**Given instruction**
Check every line of the data below for the string "chart", and copy the ones that hold it.

**Data lines**
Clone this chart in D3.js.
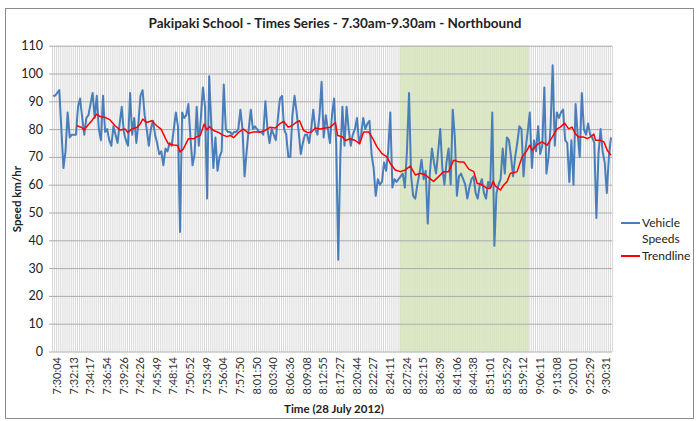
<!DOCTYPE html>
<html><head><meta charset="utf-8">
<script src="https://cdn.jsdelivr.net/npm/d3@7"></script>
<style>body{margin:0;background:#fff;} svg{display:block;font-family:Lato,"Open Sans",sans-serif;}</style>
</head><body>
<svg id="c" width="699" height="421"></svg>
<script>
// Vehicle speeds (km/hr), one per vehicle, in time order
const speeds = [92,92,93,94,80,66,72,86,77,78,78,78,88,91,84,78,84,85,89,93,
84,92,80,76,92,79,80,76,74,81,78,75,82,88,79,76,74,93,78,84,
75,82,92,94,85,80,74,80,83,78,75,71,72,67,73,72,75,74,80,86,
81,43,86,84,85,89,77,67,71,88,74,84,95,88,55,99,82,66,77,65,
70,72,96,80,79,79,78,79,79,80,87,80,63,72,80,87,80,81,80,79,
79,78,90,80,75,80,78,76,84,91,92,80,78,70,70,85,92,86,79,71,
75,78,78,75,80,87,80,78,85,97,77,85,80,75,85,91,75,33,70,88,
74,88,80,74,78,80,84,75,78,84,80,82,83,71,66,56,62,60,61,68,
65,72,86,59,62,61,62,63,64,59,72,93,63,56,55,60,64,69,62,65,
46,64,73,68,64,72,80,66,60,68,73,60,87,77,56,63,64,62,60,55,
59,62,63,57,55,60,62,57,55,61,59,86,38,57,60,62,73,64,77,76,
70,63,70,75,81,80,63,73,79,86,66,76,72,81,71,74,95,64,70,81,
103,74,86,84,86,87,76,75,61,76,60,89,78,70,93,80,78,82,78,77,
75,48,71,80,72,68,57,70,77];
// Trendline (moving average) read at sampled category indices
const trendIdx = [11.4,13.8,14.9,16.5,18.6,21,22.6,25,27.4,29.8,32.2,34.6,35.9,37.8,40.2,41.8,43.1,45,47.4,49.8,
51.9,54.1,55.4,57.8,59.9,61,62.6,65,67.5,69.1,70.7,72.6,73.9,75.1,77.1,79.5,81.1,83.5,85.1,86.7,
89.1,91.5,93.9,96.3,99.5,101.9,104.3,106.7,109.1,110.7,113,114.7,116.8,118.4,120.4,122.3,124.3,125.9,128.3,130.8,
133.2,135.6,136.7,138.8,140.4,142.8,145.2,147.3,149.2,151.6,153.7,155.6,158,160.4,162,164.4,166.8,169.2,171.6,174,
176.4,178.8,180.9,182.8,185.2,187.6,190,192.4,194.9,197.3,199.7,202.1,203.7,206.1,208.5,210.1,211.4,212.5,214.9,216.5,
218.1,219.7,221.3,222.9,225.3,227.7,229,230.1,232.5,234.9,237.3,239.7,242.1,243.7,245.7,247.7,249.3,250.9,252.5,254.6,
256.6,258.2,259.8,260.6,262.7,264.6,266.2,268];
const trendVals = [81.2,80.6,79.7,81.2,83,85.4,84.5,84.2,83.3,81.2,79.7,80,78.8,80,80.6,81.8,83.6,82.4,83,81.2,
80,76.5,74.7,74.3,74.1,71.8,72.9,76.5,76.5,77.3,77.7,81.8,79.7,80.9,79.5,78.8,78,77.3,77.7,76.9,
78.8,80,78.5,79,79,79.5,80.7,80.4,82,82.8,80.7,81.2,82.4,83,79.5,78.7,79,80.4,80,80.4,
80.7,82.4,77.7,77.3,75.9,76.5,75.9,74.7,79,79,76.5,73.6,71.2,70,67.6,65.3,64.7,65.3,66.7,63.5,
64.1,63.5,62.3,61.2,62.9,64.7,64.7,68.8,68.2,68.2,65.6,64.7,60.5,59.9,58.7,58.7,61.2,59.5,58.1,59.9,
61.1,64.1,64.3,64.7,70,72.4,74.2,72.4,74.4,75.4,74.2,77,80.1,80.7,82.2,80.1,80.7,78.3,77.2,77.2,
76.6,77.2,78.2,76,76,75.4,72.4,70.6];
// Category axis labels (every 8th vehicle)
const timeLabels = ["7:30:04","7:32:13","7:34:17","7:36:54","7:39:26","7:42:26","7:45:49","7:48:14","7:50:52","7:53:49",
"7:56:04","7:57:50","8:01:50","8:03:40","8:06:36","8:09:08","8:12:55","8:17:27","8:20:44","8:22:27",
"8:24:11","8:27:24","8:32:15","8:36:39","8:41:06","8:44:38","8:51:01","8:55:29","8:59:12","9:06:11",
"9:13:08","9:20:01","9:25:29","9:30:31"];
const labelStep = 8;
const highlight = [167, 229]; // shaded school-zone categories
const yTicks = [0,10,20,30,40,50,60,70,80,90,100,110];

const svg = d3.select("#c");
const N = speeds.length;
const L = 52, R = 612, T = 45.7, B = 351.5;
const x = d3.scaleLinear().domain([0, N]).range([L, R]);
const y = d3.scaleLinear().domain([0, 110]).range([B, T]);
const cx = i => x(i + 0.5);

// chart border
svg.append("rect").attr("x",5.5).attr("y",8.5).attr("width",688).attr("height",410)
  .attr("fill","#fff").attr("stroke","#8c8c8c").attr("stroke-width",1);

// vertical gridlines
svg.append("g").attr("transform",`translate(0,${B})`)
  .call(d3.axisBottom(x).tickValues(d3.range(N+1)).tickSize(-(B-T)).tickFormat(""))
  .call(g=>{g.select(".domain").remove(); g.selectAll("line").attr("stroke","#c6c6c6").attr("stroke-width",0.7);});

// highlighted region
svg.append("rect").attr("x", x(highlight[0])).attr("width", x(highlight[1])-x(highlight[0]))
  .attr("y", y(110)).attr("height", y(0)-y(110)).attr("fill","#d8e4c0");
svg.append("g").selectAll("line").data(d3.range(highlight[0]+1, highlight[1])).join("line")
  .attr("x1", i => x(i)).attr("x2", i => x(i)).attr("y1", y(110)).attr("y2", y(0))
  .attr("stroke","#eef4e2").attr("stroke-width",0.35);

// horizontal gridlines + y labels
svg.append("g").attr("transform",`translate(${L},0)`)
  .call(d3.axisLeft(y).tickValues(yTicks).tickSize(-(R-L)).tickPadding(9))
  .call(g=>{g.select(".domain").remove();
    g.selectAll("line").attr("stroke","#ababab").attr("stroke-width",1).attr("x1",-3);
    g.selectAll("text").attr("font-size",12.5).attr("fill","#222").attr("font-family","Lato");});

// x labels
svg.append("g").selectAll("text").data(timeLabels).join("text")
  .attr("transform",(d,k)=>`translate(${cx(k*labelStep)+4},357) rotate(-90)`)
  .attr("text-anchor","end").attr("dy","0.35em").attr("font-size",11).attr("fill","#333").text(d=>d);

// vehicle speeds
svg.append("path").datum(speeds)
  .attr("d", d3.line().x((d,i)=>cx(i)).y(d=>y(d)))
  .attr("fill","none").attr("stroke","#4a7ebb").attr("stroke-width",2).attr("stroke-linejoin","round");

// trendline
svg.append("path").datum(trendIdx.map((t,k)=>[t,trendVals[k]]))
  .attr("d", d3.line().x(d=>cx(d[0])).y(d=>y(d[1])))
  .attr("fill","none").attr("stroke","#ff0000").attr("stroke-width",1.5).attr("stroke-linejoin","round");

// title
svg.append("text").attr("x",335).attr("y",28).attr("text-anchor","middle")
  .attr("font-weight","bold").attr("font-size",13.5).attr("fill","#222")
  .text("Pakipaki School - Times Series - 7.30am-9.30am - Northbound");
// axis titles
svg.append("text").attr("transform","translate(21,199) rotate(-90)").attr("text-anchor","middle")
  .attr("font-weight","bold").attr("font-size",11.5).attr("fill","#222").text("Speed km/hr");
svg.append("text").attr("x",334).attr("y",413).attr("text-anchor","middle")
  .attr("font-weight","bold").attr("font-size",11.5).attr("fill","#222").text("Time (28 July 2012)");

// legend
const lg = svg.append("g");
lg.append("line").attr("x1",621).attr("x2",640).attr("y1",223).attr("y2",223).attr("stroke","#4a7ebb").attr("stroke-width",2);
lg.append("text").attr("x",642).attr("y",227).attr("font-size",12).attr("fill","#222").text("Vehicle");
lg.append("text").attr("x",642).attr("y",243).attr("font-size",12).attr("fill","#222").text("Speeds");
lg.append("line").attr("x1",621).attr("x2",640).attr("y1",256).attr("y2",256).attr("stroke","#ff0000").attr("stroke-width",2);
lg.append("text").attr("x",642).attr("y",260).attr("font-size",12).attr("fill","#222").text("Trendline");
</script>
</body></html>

**Reply to the task**
Clone this chart in D3.js.
// chart border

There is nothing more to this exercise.